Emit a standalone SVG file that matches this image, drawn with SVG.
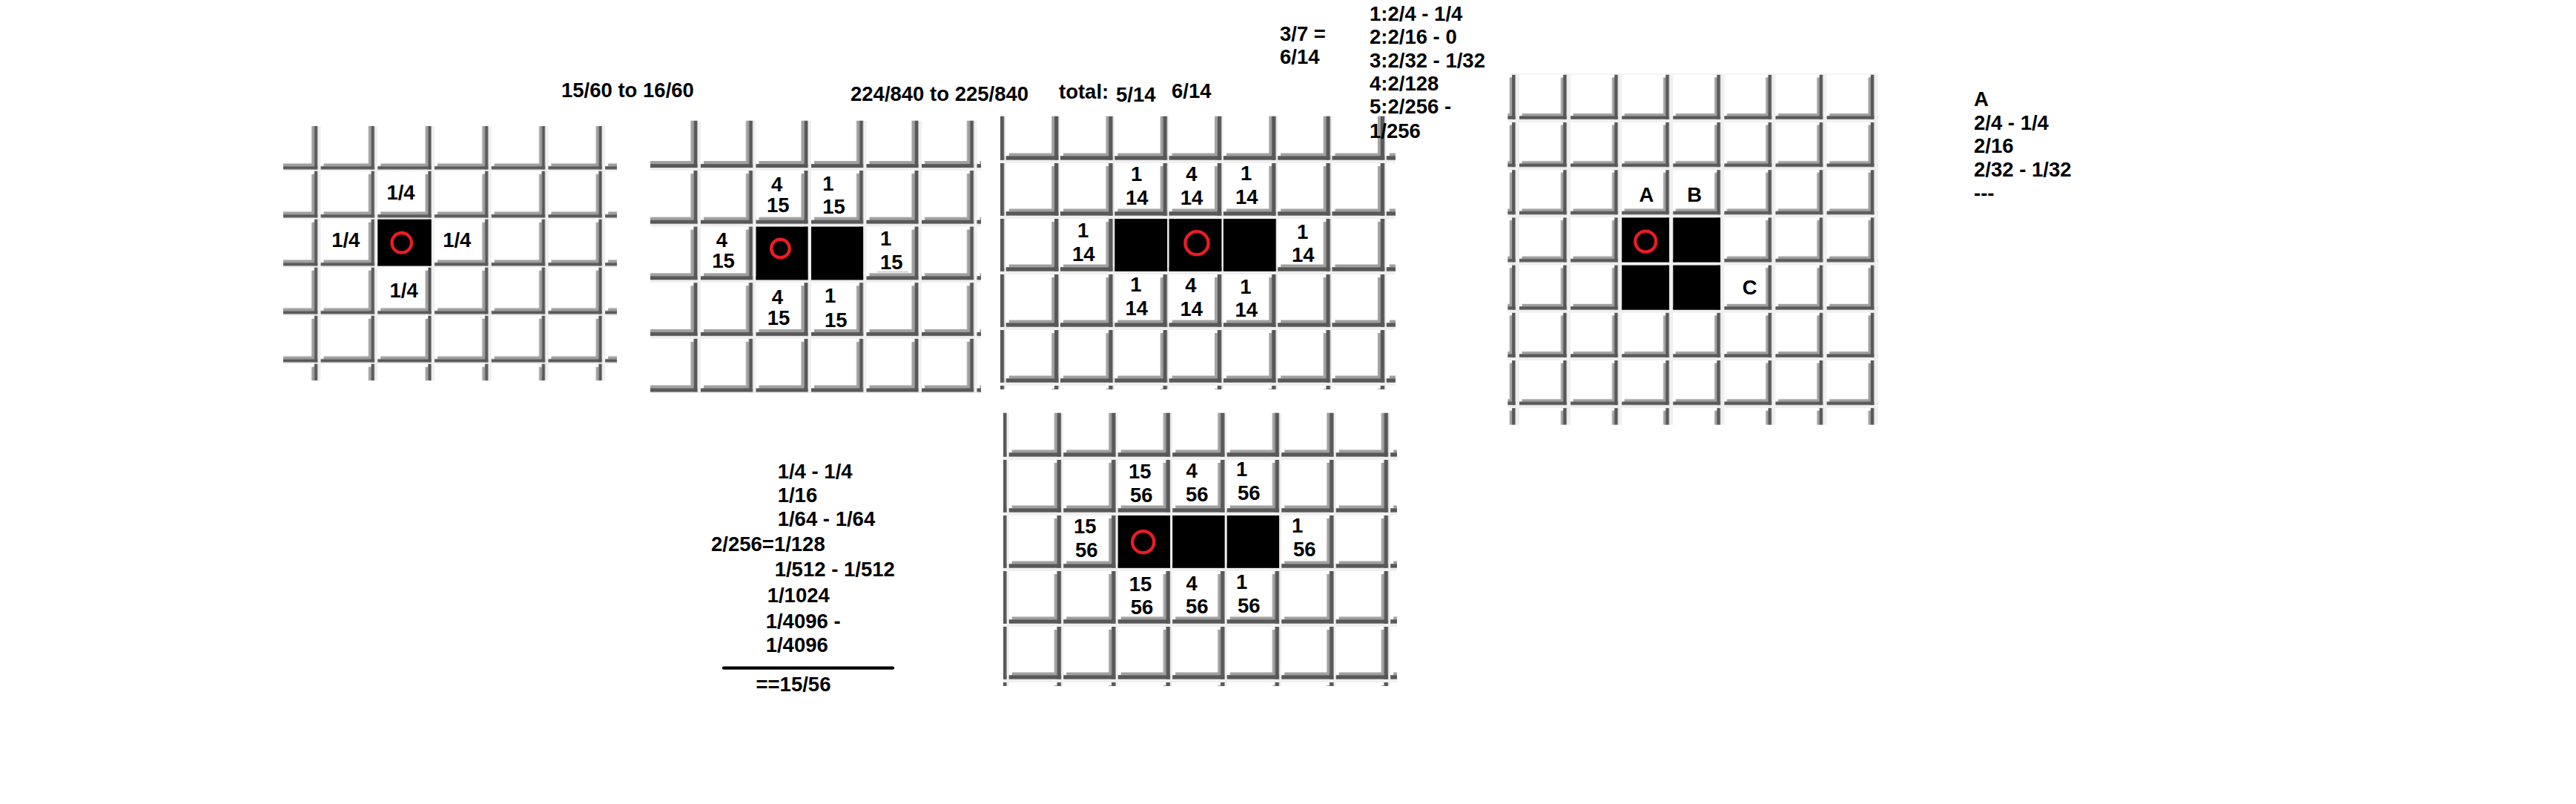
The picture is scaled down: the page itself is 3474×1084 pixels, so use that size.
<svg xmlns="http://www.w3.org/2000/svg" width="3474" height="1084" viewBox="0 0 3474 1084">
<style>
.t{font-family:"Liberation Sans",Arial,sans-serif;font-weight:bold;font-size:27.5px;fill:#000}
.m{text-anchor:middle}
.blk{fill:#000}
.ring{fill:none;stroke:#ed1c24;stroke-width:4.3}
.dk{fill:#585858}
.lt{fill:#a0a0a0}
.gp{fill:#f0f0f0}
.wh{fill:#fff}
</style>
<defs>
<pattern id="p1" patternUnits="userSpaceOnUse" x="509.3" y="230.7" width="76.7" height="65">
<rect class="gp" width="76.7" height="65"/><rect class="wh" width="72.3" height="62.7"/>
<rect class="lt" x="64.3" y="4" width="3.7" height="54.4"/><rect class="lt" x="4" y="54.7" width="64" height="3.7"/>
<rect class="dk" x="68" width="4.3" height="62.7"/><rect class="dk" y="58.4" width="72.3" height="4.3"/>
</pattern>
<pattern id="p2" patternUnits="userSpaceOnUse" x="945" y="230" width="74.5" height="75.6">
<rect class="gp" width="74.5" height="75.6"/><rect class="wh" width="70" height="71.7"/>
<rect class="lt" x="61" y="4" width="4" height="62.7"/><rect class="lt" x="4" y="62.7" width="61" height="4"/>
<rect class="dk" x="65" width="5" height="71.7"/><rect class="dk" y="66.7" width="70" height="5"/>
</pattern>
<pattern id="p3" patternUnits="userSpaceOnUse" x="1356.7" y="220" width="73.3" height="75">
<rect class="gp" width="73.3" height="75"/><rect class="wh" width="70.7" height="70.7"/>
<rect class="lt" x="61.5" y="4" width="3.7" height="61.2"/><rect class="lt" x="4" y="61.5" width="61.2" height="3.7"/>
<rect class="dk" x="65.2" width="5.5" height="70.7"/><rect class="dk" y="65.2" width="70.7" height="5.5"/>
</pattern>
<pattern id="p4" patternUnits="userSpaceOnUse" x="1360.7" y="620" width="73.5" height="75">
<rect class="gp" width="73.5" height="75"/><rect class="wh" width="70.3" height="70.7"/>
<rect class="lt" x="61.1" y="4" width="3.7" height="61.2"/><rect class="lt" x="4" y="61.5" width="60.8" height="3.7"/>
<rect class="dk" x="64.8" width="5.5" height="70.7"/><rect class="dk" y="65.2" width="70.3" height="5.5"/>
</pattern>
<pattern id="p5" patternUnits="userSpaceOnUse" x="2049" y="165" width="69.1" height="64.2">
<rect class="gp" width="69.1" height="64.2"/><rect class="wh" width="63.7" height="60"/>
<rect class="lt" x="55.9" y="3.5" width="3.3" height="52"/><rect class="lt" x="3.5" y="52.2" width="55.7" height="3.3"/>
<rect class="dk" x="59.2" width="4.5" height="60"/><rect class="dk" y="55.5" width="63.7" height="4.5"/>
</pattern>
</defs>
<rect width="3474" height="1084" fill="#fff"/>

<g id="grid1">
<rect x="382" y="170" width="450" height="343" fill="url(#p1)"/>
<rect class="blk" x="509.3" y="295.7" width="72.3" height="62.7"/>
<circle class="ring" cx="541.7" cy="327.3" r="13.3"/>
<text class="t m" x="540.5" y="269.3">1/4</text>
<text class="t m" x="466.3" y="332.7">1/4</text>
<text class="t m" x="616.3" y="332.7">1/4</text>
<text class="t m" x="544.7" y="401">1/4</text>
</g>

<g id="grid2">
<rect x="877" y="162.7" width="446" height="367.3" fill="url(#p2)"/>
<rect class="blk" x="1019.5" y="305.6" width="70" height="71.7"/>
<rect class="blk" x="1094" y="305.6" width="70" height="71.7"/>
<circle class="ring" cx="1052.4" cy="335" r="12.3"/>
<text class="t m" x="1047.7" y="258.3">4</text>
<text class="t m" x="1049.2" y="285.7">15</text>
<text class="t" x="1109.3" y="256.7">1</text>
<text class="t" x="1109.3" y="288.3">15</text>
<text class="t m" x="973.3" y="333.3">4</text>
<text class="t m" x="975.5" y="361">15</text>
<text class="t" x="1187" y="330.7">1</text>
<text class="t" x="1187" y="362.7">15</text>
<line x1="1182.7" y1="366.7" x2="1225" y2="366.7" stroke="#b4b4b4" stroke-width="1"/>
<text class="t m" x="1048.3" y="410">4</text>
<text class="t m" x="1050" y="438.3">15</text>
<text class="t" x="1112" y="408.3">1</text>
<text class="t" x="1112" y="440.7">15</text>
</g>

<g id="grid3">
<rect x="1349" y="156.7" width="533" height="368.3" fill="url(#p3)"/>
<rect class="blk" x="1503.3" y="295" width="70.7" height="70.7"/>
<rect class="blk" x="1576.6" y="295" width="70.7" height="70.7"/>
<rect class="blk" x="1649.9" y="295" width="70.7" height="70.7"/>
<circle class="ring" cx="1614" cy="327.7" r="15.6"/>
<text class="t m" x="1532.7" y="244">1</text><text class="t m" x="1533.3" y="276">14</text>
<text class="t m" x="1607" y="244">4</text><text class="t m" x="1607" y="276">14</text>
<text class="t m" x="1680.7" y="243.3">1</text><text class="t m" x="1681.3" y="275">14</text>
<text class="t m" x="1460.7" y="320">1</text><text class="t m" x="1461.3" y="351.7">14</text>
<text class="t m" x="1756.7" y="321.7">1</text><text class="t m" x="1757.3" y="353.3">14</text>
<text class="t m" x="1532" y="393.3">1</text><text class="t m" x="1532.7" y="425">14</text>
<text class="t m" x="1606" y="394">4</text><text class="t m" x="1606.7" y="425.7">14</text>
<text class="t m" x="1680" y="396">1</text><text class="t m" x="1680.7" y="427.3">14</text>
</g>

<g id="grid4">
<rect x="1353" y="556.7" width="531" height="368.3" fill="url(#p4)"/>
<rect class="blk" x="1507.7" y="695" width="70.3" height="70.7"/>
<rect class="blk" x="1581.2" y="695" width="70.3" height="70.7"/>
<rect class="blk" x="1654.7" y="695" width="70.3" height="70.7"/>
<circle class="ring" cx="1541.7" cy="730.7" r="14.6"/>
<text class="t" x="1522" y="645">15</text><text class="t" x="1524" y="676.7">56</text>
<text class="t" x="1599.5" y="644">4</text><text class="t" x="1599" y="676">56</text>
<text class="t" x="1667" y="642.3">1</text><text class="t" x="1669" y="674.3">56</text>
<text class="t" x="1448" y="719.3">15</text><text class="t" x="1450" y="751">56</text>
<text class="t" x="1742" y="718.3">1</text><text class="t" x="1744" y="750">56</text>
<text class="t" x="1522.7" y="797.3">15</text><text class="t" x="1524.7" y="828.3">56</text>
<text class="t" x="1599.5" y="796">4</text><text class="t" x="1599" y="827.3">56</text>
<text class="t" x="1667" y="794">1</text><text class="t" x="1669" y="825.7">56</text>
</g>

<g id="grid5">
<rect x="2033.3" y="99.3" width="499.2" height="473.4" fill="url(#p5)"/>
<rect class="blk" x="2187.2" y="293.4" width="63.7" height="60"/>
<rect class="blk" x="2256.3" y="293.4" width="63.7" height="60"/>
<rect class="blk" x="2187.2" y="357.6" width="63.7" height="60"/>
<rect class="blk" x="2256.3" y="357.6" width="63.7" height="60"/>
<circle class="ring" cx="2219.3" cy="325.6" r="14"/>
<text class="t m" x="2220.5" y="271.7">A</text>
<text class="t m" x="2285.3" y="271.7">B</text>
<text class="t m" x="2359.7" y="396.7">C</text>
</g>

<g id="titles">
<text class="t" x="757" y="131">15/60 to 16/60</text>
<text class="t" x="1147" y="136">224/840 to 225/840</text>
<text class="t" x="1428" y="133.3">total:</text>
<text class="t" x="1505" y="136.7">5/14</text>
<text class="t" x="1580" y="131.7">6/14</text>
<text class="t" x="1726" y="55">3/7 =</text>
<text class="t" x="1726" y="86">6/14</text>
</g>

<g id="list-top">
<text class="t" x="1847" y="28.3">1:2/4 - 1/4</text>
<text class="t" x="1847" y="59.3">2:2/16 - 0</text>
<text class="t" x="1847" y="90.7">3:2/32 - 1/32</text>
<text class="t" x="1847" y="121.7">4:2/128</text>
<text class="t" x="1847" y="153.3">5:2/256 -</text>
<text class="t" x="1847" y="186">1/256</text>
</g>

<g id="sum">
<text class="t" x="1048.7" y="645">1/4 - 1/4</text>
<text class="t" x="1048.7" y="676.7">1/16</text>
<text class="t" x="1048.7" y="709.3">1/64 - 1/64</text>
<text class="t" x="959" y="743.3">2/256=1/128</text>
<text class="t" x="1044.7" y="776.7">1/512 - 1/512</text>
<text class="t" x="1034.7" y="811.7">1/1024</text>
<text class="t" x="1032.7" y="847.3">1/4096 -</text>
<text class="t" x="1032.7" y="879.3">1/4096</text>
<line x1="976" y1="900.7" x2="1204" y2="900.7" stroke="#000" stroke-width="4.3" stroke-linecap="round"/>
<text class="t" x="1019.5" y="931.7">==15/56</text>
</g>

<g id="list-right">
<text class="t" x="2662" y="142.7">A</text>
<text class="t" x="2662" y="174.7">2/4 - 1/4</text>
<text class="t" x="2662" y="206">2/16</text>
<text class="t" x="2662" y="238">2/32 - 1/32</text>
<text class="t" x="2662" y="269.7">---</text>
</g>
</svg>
※
What is asked =>
Where a line of the data holds "size", show that line.

Task response =>
The picture is scaled down: the page itself is 3474×1084 pixels, so use that size.
.t{font-family:"Liberation Sans",Arial,sans-serif;font-weight:bold;font-size:27.5px;fill:#000}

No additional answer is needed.